Genevieve Williams' new serial drama podcast, the Hermes and Hekate Roadshow, is up to episode 4 (also via iTunes). And I should have mentioned the most recent Outer Alliance Podcast last month, wherein Julia Rios talks to Christopher Barzak about his upcoming short story collection, and much else besides.

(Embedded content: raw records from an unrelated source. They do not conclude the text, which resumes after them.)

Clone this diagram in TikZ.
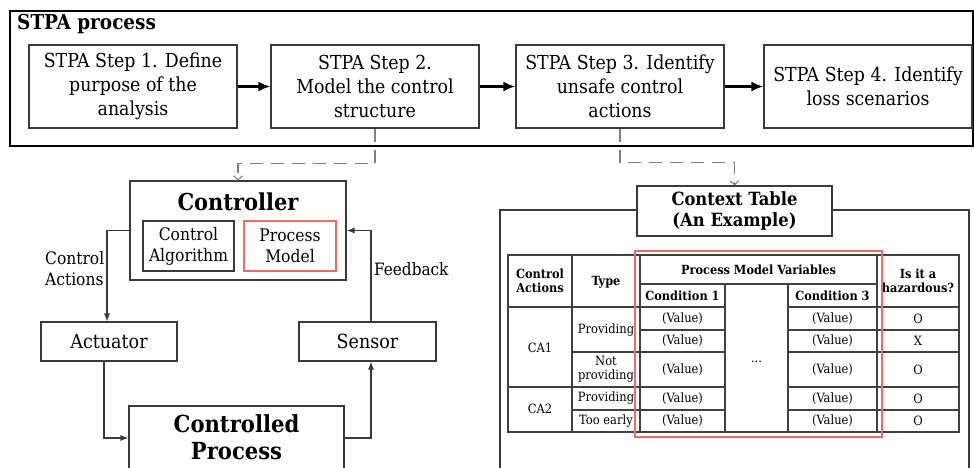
\documentclass[tikz,border=0pt]{standalone}
\usepackage{fontspec}
\setmainfont{DejaVu Serif Condensed}
\usetikzlibrary{arrows.meta}
\definecolor{lineg}{HTML}{3A3A3A}
\definecolor{pmred}{HTML}{F06A6A}
\tikzset{
  stepbox/.style={draw=lineg, line width=1.1pt, inner sep=0pt, align=center,
    font=\fontsize{19.3}{24}\selectfont},
  plainbox/.style={draw=lineg, line width=1.1pt, inner sep=0pt, align=center, fill=white},
  redbox/.style={draw=pmred, line width=1.1pt, inner sep=0pt, align=center},
  steparr/.style={line width=2.8pt, -{Latex[length=12pt,width=10pt]}},
  arr/.style={draw=lineg, line width=1.1pt, -{Latex[length=8pt,width=6pt]}},
  dasharr/.style={draw=gray, line width=1.5pt, dash pattern=on 13pt off 8pt,
    -{Straight Barb[length=4pt,width=9pt,line width=1pt]}},
  tline/.style={draw=black!75, line width=1.3pt},
  th/.style={inner sep=0pt, align=center, font=\bfseries\fontsize{12.6}{14}\selectfont},
  td/.style={inner sep=0pt, align=center, font=\fontsize{12.8}{14}\selectfont},
}
\begin{document}
\begin{tikzpicture}[x=1pt, y=-1pt]
\useasboundingbox (0,0) rectangle (974,468);
\clip (0,0) rectangle (974,468);

% ---------- STPA process band ----------
\draw[line width=2pt] (10,11) rectangle (973,146);
\node[anchor=west, inner sep=0pt, font=\bfseries\fontsize{20.5}{24}\selectfont] (title) at (17,24) {STPA process};

\node[stepbox, minimum width=208pt, minimum height=83pt] (s1) at (133,86.5) {STPA Step 1. Define\\purpose of the\\analysis};
\node[stepbox, minimum width=208pt, minimum height=83pt] (s2) at (375,86.5) {STPA Step 2.\\Model the control\\structure};
\node[stepbox, minimum width=208pt, minimum height=83pt] (s3) at (620,86.5) {STPA Step 3. Identify\\unsafe control\\actions};
\node[stepbox, minimum width=208pt, minimum height=83pt] (s4) at (868,86.5) {STPA Step 4. Identify\\loss scenarios};

\draw[steparr] (s1) -- (s2);
\draw[steparr] (s2) -- (s3);
\draw[steparr] (s3) -- (s4);

% ---------- control structure ----------
\node[plainbox, minimum width=216pt, minimum height=99pt] (ctrl) at (238,230.5) {};
\node[inner sep=0pt, font=\bfseries\fontsize{23.3}{26}\selectfont] (ctrlt) at (238,202) {Controller};
\node[plainbox, minimum width=91pt, minimum height=50pt, font=\fontsize{17.3}{21}\selectfont] (alg) at (188.5,246) {Control\\Algorithm};
\node[redbox, minimum width=92pt, minimum height=50pt, font=\fontsize{17.3}{21}\selectfont] (pm) at (290,246) {Process\\Model};

\node[plainbox, minimum width=136pt, minimum height=39pt, font=\fontsize{19.5}{22}\selectfont] (act) at (109,341.5) {Actuator};
\node[plainbox, minimum width=137pt, minimum height=39pt, font=\fontsize{19.5}{22}\selectfont] (sens) at (367.5,341.5) {Sensor};
\node[plainbox, minimum width=215pt, minimum height=64pt] (cp) at (236.5,438) {};
\node[inner sep=0pt, align=center, font=\bfseries\fontsize{23.5}{27}\selectfont] (cpt) at (236.5,437) {Controlled\\Process};

\draw[arr] (ctrl.west) -| ([xshift=-2pt]act.north);
\draw[arr] ([xshift=-5pt]act.south) |- (cp.west);
\draw[arr] (cp.east) -| ([xshift=3.5pt]sens.south);
\draw[arr] ([xshift=3.5pt]sens.north) |- (ctrl.east);

\node[anchor=west, inner sep=0pt, align=left, font=\fontsize{17.2}{21}\selectfont] (calab) at (45,269) {Control\\Actions};
\node[anchor=west, inner sep=0pt, font=\fontsize{17}{20}\selectfont] (fblab) at (374,269) {Feedback};

\draw[dasharr] (s2.south) -- ++(0,35) -| (ctrlt |- ctrl.north);

% ---------- context table ----------
\draw[line width=1.1pt, draw=lineg] (500,520) -- (500,210) -- (969,210) -- (969,520);
\node[plainbox, minimum width=195pt, minimum height=50pt, font=\bfseries\fontsize{18.2}{21}\selectfont] (ctx) at (734.5,211) {Context Table\\(An Example)};
\draw[dasharr] (s3.south) -- ++(0,34) -| (ctx.north);

% table rules
\draw[tline] (508,255) rectangle (959,432);
\draw[tline] (572,255) -- (572,432);
\draw[tline] (640,255) -- (640,432);
\draw[tline] (877,255) -- (877,432);
\draw[tline] (725,284) -- (725,432);
\draw[tline] (788,284) -- (788,432);
\draw[tline] (640,284) -- (877,284);
\draw[tline] (508,307) -- (725,307) (788,307) -- (959,307);
\draw[tline] (640,330) -- (725,330) (788,330) -- (959,330);
\draw[tline] (572,352) -- (725,352) (788,352) -- (959,352);
\draw[tline] (508,387) -- (725,387) (788,387) -- (959,387);
\draw[tline] (572,410) -- (725,410) (788,410) -- (959,410);

% header
\node[th] (hca) at (540,281) {Control\\Actions};
\node[th] (hty) at (606,282) {Type};
\node[th] (hpm) at (758.5,269.5) {Process Model Variables};
\node[th] (hc1) at (682.5,296) {Condition 1};
\node[th] (hc3) at (832.5,296) {Condition 3};
\node[th] (hhz) at (918,281) {Is it a\\hazardous?};

% body
\node[td] (ca1) at (540,348) {CA1};
\node[td] (ca2) at (540,409) {CA2};
\node[td] (t1) at (606,330) {Providing};
\node[td] (t2) at (606,369.5) {Not\\providing};
\node[td] (t3) at (606,398.5) {Providing};
\node[td] (t4) at (606,421) {Too early};
\foreach \yy [count=\i] in {318.5,341,369.5,398.5,421}{
  \node[td] (va\i) at (682.5,\yy) {(Value)};
  \node[td] (vb\i) at (832.5,\yy) {(Value)};
}
\node[td] (hz1) at (918,318.5) {O};
\node[td] (hz2) at (918,341) {X};
\node[td] (hz3) at (918,369.5) {O};
\node[td] (hz4) at (918,398.5) {O};
\node[td] (hz5) at (918,421) {O};
\node[td] (dots) at (756.5,362) {...};

% process model variables highlight
\draw[draw=pmred, line width=1.1pt] (635,251) rectangle (882,437);
\end{tikzpicture}
\end{document}
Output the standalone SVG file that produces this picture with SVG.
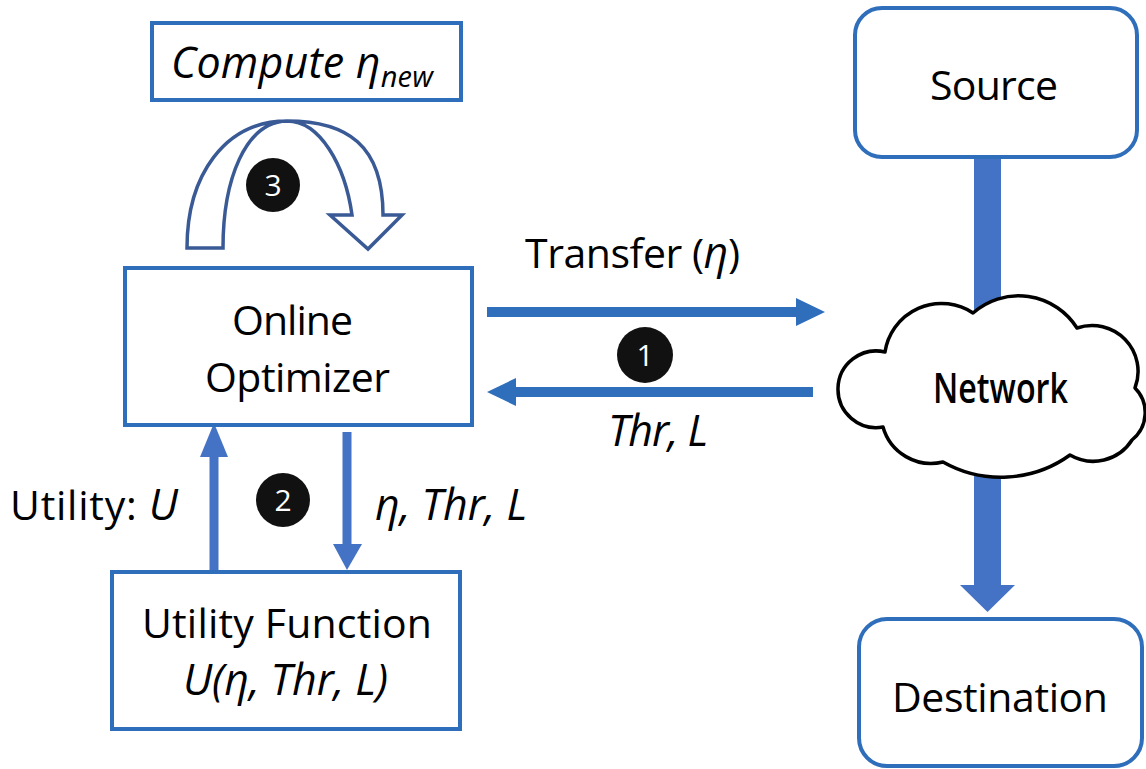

Poetry: Sally Rosen Kindred's "Sleeping Beauty Says Goodnight to Little Red" appeared at Heron Tree. Joanne Merriam guest-edited the April issue of Eye to the Telescope, and her selections include work by Susannah Mandel, FJ Bergmann, Marge Simon, Lisa Bao and others. The latest Star*Line includes work by Peg Duthie, Andrew Kozma, David C. Kopaska-Merkel, Alicia Cole, Ann K. Schwader and others; and the latest Mythic Delirium features Alexandra Seidel's "The Nostalgia of Roads", Mari Ness' "Gleaming", Sofia Samatar's "Persephone Set Free", and Sonya Taaffe's "The Ceremony of Innocence", among others. Lawrence Schimel and F.J. Bergmann have poems in On the Dark Path, an anthology of fairy tale poetry edited by Anita M. Barnard. Elizabeth Barrette's poetry fishbowl focused on her Path of the Paladins series.

Non-fiction. Carmen Machado writes about "The Imaginary Republic of Molossia" at VICE. Nina Allan is impressed by The Machine by Jame Smythe. And Adam Roberts has finally got around to starting a new blog, Sibilant Fricative: you'll find him working his way through the Banks back catalogue, at present.